When the Clinton Administration had quietly encouraged limited strikes on the Gorazde perimeter earlier in the week, it had several aims in mind. It was trying to rob the Serbs of another battlefield victory, inject new life into stalled peace negotiations and redeem its own recent bumbling performance, when senior officials publicly contradicted each other about the prospect of air strikes. While the bombings were technically NATO operations in response to a request to protect U.N. peacekeeping troops, in practice the attacks were a U.S. experiment: an attempt to use limited military force to end the fighting in Bosnia. But the result was inconclusive, with the Serbs still in a position to fight on, and Washington appearing unable to punish the Serbs, no matter how blatant the provocation.

Moreover, the long-threatened NATO air strikes had hardly been models of military precision. In misty weather, embattled U.N. peacekeepers called for fighter-bombers to hit Serbian tanks that were firing into Gorazde. Two U.S. Air Force F-16s swept in and dropped three 500-lb. bombs on some tents. The following day, as shells continued to pound Gorazde, two Marine F/A-18s tried to drop four bombs on the Serbs. One bomb remained stuck in its rack; two hit the ground but failed to explode.
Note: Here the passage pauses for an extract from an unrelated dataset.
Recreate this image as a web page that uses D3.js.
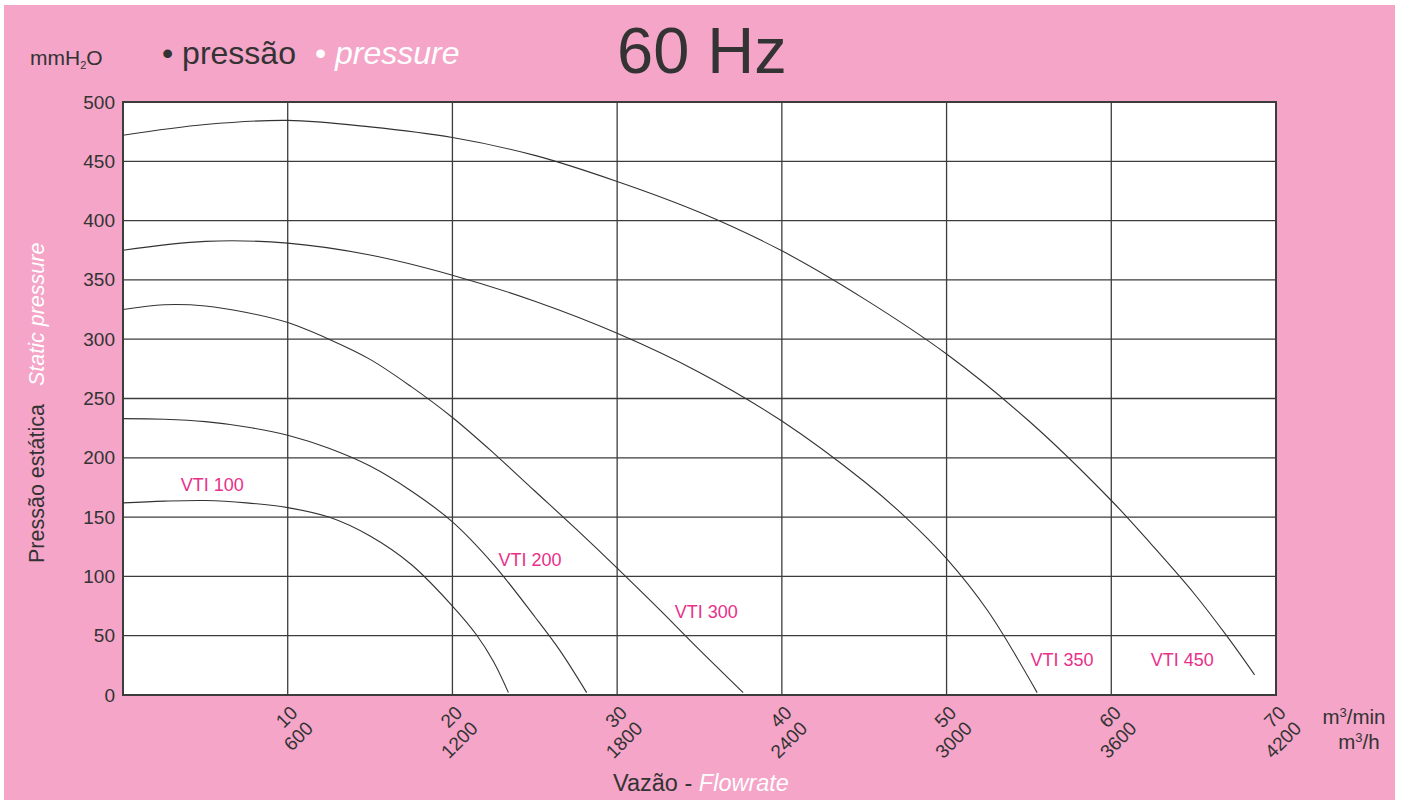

The planes swooped down in the wake of the bomb that did blow up and strafed Serb positions with cannon fire, wrecking three military vehicles.

In the two-year Bosnian war that has resulted in 200,000 people dead or missing, those four U.S. bombs were a military pinprick. Politically, however, they shook the ground in all directions -- for a few days. As Bosnia lay relatively quiet, Washington took pride in its muscle flexing. "Every time we have been firm," said Clinton, "it has been a winner for the peace process." The Bosnian Serbs, who denounced the strikes as an intervention in support of the Muslims they are trying to crush, broke off contact with the U.N., charging that it had chosen sides.

The Serbs did not immediately retaliate by killing peacekeeping troops, as NATO had feared, but at least two were wounded -- and one subsequently died -- in the continued fighting. Serbs abducted some blue helmets at gunpoint and held hostage more than 200 U.N. soldiers and civilians. They surrounded several artillery depots around Sarajevo and on Saturday reportedly seized heavy weapons sequestered by peacekeepers.

The aerial bombings early in the week also miffed Moscow. "Air strikes," snapped President Boris Yeltsin, "must not be decided without preliminary consultations between the U.S. and Russia." Some of that rhetoric was intended to pacify the nationalists at home who still see the Serbs as Russia's traditional allies. But Moscow surprised many by its willingness to spread some of the blame this time to the Serbs. "They told us that nothing was happening and that they had no military plans involving Gorazde," said Churkin. "We have certain complaints against the Bosnian Serbs." On Saturday, Russian Foreign Minister Andrei Kozyrev, who had been consulting with Secretary of State Warren Christopher, arrived in Belgrade, which no doubt played a hand in the Serbs' sudden willingness to initial the agreement.

The Bosnian government remained wary that the lines of a military standstill might solidify into national boundaries, leaving the Serbs holding the 70% of the country they occupy now. "If we proclaim a cease-fire without time limits," said Mufid Memija, an adviser to Bosnian President Alija Izetbegovic, "it is a recognition of occupation." He may be right. "We are going to keep putting pressure on the Bosnian government to agree to a cease- fire in place and say it doesn't determine the final boundaries," a U.S. official admits. "But in effect it probably will."